Remember, kids, “anti-Communism” in the USA is really another word for never having to say you’re sorry to a Negro.

Interesting - you can’t compare blacks to immigrants, because immigrants are “more ambitious”. Another way of putting it is that native-born blacks are less ambitious than immigrants. I wonder if Coates would agree if I put it that way.

Regards,
Shodan

Here’s a thought experiment:

You have zero net worth (including no car). Your annual income is 15k. That’s an economic profile consistent with someone at the top of the bottom quarter of all Black Americans.

Assuming you could get a job in a new place with no social connections and you’re willing to face whatever social hostility you might face there, how many majority-white communities can you move to and be able to afford rent and transportation, along with the other basics like food and utilities? I think the answer is: very very few. And, of course, there aren’t a lot of job openings in poor white communities, especially for someone with no social connections.

So I tend to think that the persistence of residential segregation has more to do with the median black household wealth being a few thousand dollars compared to the six figure median for white families, along with wage gaps and historical geographic distributions. Though there’s obviously also some element of private discrimination and the simple inertia that comes from having your family and friends in a place.

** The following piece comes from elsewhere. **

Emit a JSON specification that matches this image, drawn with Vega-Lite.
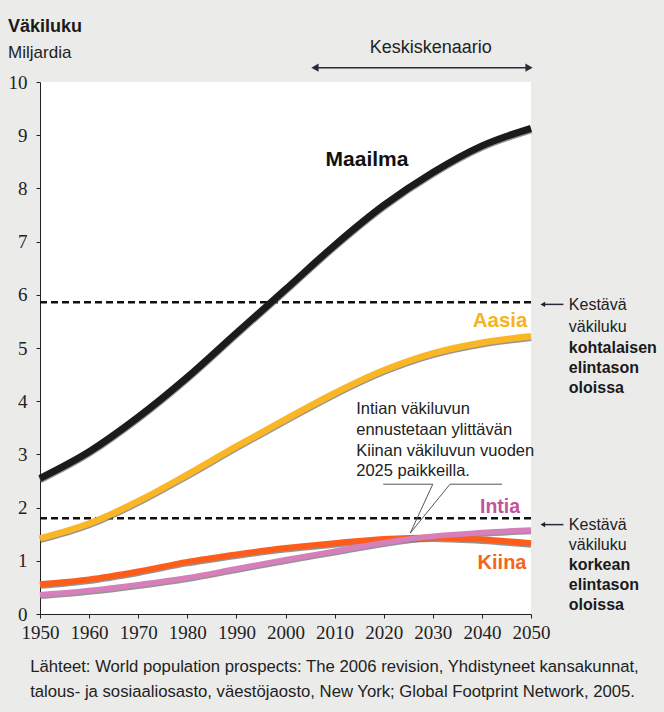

[That said, one thing I would not underestimate is the way poorer majority-white schools treat black students. The disciplinary disparities are vast in those schools, often for stuff like tardiness, dress code violations, or “insubordination” (itself often more a product of the school than the child).]

Less ambitious to head across the ocean, to another country, to start a new life?

Coates would probably agree.

That’s not a fair reading of the analogy.

But let’s speak plainly, Shodan. Is your hypothesis that black poverty remains high in the US because black people lack ambition?